その頃、外苑の銀杏並木のまん前(青山通り)に、「サンローラン・リヴ・ゴーシュ」がオープンした。
オートクチュールではなく、パリ左岸(リヴ・ゴーシュ)の店の服はそんなに手が届かないものではないとされていた。私はガラス張りの広い店にモダンに並べられた服が着てみたかった。
ベージュのサファリスーツが頭から離れない。編み上げブーツとあわせて、カジュアルに着れるのも私むきだ。私は迷わず、しかし経済的には大決心をして購入した。こういう服はわたしの静雲アパートの家賃の2倍か3倍はしていたと思う。でも、美しくて、機能的で、今まで着たことがないものが私を待っているとしたら、試さなくちゃ!
季節が変わると、コートが私を魅了した。
ファッションというものを体感するため、おもいきり背伸びして買った。そしてこれは同時に仕事への投資でもあった。プレスのシステムもまだ無く、ファッション誌のようにクレジットを入れられる仕事をしているわけではない。たったひとりで、つぎからつぎへと押し寄せてくる新聞広告や雑誌広告、ポスターやコマーシャルフイルムの撮影のために、何が何でも衣装を手配し、用意しなければならないのだ。そのなかで、お店の方に協力してもらったり、なにかと都合をつけてもらうために、自腹で服を買うことも多かったのだ。

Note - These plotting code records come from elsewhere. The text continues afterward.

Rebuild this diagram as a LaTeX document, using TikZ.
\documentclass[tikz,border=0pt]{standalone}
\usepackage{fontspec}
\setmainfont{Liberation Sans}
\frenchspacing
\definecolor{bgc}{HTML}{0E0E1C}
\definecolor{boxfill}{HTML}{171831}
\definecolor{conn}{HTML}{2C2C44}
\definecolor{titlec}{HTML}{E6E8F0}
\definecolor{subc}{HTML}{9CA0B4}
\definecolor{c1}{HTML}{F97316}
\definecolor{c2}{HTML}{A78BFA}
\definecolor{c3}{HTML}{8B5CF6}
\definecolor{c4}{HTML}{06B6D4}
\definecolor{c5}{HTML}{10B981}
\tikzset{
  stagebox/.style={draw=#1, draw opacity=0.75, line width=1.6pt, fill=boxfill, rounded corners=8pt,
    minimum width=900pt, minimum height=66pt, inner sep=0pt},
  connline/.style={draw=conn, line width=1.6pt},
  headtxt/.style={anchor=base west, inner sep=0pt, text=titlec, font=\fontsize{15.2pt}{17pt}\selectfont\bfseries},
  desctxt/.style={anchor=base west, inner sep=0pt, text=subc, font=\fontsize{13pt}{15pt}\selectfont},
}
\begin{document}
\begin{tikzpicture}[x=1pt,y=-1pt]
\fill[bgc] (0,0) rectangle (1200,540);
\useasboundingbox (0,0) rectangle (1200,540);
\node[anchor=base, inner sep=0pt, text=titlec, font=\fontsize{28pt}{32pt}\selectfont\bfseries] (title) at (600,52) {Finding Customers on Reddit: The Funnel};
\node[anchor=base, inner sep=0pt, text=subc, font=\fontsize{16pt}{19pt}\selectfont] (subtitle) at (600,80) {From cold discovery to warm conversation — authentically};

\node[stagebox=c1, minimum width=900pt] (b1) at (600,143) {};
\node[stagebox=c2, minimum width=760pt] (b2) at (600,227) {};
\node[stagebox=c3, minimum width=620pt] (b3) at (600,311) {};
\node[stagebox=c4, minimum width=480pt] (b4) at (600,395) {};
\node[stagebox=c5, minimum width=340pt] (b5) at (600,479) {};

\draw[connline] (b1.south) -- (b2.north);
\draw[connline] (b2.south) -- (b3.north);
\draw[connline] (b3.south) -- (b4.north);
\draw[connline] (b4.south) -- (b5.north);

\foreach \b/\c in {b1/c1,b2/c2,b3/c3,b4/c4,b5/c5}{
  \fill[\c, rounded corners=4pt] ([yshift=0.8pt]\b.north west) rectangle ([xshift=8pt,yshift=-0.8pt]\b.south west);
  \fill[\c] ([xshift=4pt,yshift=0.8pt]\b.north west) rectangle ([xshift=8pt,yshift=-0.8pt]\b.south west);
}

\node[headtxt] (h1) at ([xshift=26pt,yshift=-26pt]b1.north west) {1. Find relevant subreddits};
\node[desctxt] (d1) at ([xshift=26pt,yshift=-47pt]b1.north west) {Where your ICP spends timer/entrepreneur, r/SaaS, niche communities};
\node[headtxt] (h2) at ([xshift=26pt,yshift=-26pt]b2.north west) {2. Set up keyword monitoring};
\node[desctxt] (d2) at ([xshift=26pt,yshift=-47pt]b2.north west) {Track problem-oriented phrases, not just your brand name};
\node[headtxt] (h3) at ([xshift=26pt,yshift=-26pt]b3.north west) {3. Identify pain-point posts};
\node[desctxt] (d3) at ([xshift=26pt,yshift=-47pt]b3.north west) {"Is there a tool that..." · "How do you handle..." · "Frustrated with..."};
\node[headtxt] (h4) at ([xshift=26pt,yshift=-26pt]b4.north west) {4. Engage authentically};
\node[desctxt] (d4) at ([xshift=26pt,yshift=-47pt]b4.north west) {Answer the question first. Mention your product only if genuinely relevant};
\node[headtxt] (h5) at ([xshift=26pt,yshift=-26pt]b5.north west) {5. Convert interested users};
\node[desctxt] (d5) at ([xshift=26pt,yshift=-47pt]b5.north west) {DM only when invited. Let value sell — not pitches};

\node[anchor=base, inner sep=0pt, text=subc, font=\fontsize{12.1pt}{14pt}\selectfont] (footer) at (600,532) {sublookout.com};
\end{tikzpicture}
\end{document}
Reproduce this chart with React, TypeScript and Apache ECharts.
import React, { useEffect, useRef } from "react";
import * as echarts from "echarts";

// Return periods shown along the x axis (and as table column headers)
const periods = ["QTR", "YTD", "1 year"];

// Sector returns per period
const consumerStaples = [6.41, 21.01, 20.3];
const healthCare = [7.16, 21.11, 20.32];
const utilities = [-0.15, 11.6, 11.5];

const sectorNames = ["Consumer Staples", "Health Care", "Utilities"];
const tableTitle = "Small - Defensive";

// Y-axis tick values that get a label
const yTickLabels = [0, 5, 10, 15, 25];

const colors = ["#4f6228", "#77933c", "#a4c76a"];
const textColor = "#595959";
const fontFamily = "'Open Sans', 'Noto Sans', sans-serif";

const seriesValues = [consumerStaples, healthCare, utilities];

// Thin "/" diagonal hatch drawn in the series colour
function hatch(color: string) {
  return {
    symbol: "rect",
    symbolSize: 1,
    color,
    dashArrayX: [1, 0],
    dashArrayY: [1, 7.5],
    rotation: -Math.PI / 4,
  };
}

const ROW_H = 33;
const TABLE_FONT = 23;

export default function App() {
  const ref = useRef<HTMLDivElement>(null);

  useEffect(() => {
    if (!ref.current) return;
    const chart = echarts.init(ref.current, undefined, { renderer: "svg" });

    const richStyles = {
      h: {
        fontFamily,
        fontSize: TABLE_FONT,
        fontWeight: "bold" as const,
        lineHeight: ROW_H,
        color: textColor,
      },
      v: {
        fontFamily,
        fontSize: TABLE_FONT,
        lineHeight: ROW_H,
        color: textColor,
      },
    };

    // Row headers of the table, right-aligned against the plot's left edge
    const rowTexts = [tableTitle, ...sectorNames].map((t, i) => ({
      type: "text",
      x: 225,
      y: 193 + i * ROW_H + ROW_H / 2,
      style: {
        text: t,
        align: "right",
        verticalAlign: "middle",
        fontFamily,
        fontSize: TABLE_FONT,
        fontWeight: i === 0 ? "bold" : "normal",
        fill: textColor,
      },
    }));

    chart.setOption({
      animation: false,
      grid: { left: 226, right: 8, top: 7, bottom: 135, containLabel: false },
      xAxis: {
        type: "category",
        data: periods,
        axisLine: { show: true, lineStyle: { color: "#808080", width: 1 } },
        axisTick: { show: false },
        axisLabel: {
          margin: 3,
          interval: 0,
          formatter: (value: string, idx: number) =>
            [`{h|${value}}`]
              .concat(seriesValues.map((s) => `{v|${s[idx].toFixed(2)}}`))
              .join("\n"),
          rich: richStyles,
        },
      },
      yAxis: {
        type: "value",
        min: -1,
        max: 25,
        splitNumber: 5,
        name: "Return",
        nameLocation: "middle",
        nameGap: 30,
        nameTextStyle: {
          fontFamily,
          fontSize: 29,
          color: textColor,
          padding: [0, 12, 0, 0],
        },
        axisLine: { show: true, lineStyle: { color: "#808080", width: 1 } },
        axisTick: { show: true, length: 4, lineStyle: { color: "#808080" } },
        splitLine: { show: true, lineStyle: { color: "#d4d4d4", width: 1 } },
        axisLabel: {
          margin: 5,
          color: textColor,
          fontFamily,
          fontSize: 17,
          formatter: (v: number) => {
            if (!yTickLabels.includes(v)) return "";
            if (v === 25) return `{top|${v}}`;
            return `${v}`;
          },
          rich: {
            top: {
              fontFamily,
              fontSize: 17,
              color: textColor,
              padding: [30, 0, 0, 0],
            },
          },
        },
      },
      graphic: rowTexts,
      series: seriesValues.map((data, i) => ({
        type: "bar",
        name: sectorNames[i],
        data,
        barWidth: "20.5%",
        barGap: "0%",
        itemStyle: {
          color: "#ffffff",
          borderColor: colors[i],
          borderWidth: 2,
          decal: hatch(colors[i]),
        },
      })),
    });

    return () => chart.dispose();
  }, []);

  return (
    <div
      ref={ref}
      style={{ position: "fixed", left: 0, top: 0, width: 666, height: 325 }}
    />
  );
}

忙しいと数ヶ月で、一気に6キロは痩せた(今だったら大歓迎の激ヤセだが)。過労は私から笑うこと、楽しむことを奪っていった。みんなが笑っている時も、私は頭の中はこれから手配しなければならないことでいっ ぱいだった。喜怒哀楽の感情をなくした中で、無理やりみんなに合わせて、笑ったりしていた。疲れすぎると、何処が病院に入院してただ眠りたいと思う。でもそのときは、バストイレ付きでご飯がおいしいという、青山の山王病院がいいな、などと、お金も無いのに、あくまでもイメージにこだわっていた。そんなことがあっても、ひと波、ふた波、波をかぶってゆくうちに、たちまち元気を取り戻すのが常だった。

青山のサンローランではときどきパーティーもあった。美容界では神さまのようだったヴィダル・サスーンが来日した時も、ここでパーティーがあり、彼のカットさばきが披露された。
当時、サスーンカットというアシメントリーで絵画的なカットが一大旋風をまきおこしていた。美容界の人たちは争って、彼が使用しているヘアカット用のハサミを買っていた。

旅をすること、服を着ること、新しいものに触れ、知らなかった空気を吸うこと、体感すること、それは大きな消費だけど、人生の投資でもあると思う。

写真 (撮影・染吾郎) 渋谷、NHK付近で。サンローラン・リヴ・ゴーシュのケープつきマキシ・コートは深いワイン色だった。